This being Pediatric Cancer Awareness month has been a very sobering month for me. A friend of mine, who is also extended family, has a child with Cancer. Now, I’ve had a run in with cancer before, my older brother fought it a few years back. But since Becky, my friend, has been posting things about her daughter, Kinley, I have definitely become more aware. Kin is 12 years old and has Acute Lymphoblastic Leukemia, a big scary name for a big scary disease. When Becky posted little by little about how Kinley was doing I was always concerned but said a prayer and kept moving. But lately she has been having some toxicity issues with the Chemo. These stories are very scary for me, the adult across the country who is a friend and does not have cancer. I can’t imagine how Becky feels let alone Kinley.
This month Becky has posted so many facts about Pediatric Cancer. She has shared other kids Facebook pages and blogs. Everyday my heart breaks a little more. I wish I could magically cure them all. I wish there was a solution, an easy fix. I feel guilty for mentioning my crummy day because it certainly wasn’t full of chemotherapy or not being able to walk or forgetting my speech from the toxicity of the chemo.

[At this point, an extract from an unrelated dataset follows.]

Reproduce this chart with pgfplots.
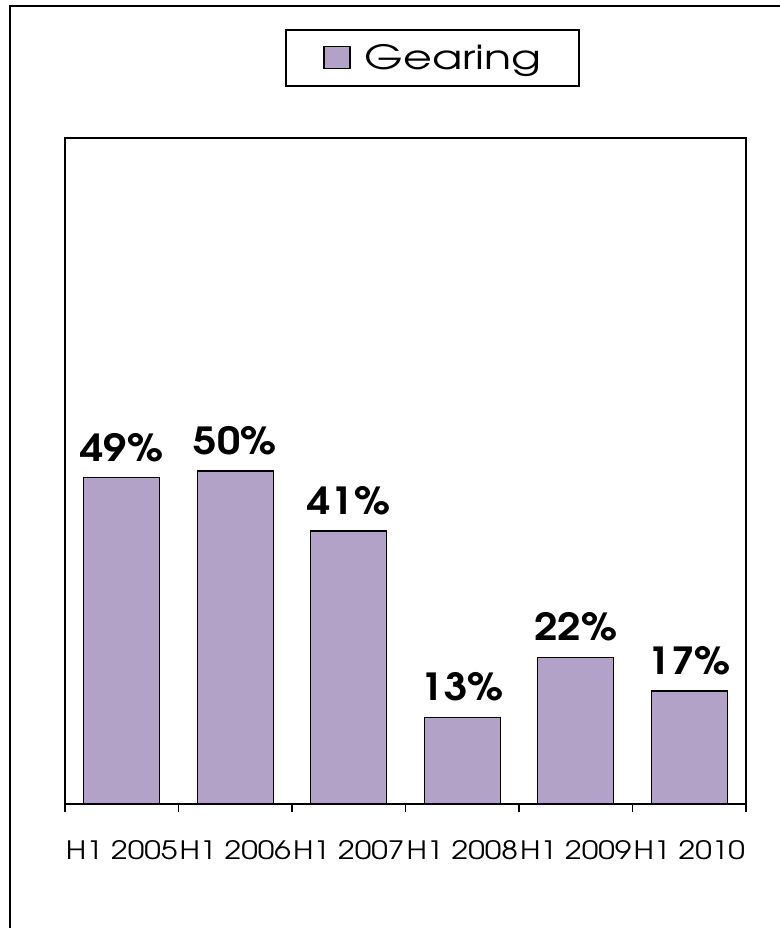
\documentclass[border=0pt]{standalone}
\usepackage{graphicx}
\usepackage{pgfplots}
\pgfplotsset{compat=1.18}
\usepackage{fontspec}
\setmainfont{texgyreadventor}[Extension=.otf, UprightFont=*-regular, BoldFont=*-bold]
\definecolor{barfill}{HTML}{B3A2C7}
\newcommand{\sx}[1]{\scalebox{1.18}[1]{#1}}
\begin{document}
\begin{tikzpicture}
\useasboundingbox (0,0) rectangle (584.25pt,-696pt);
\draw[line width=1.5pt] (7.5pt,-720pt) -- (7.5pt,-4.5pt) -- (620pt,-4.5pt);
\begin{axis}[
  at={(48.75pt,-603pt)}, anchor=south west,
  scale only axis, width=510.75pt, height=499.5pt,
  xmin=-0.5, xmax=5.5, ymin=0, ymax=100,
  enlarge x limits=false,
  axis line style={black, line width=1.1pt},
  ytick=\empty,
  xtick={0,1,2,3,4,5},
  xticklabels={\sx{H1 2005},\sx{H1 2006},\sx{H1 2007},\sx{H1 2008},\sx{H1 2009},\sx{H1 2010}},
  xtick pos=bottom,
  major tick length=0pt,
  extra x ticks={-0.5,0.5,1.5,2.5,3.5,4.5,5.5},
  extra x tick labels={},
  extra x tick style={major tick length=6pt, tick align=outside, xtick pos=bottom, tick style={black, line width=1.1pt}},
  xticklabel style={anchor=north, inner sep=0pt, yshift=-27pt, font=\fontsize{19pt}{19pt}\selectfont},
  /pgf/number format/assume math mode=true,
  /pgf/number format/fixed, /pgf/number format/precision=0,
  clip=false,
  ybar, bar width=57pt,
  nodes near coords={\scalebox{1.12}[1]{\pgfmathprintnumber{\pgfplotspointmeta}\%}},
  nodes near coords style={anchor=south, inner sep=0pt, yshift=11.5pt, font=\fontsize{28pt}{28pt}\selectfont\bfseries, black},
  legend style={at={(0.5396,1.1201)}, anchor=center, draw=black, line width=1.4pt,
     inner xsep=28pt, inner ysep=11pt, nodes={inner sep=0pt}, cells={anchor=base},
     font=\fontsize{25pt}{25pt}\selectfont, column sep=10.5pt},
]
\addplot[draw=black, fill=barfill, line width=1.1pt,
  legend image code/.code={\draw[draw=black, fill=barfill, line width=1pt] (0pt,1pt) rectangle (19.5pt,17.5pt);}]
  coordinates {(0,49) (1,50) (2,41) (3,13) (4,22) (5,17)};
\addlegendentry{\scalebox{1.33}[1]{Gearing}}
\end{axis}
\end{tikzpicture}
\end{document}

It wasn’t watching my child suffer or being asked to stay away from my suffering baby because the chemo could hurt me. My life is unicorns, sparkles, and butterflies compared to these children and their parent’s.
I started to like these suppose pages and found that daily there are children who “earn their wings”. Obviously, Cancer kills but somehow I thought there was a better handle on this craziness. There isn’t. Do you know how much of the research funds go to this cause? Well, let me start by telling you that 4.6 billion dollars of the federal budget goes to The National Cancer Institute. Breast Cancer gets 12%, Prostate Cancer gets 7%, and (here’s the kicker) all 12 of the major groups of pediatric cancers combined receives less than 3%. Where is the justice in this? These are kids getting cancer. I don’t understand.
Anyway, my heart has been so heavy on this topic. I feel like I’m being pulled on this one by God to assist in some way. I just haven’t figured out what I’m being asked to do.
On a different note, I think I am going to start a small business. Details to follow. Keep posted. I have a talent and I think I can make money doing it. Doing my market research on it and once I determine if there is a market for this then I will spill the beans!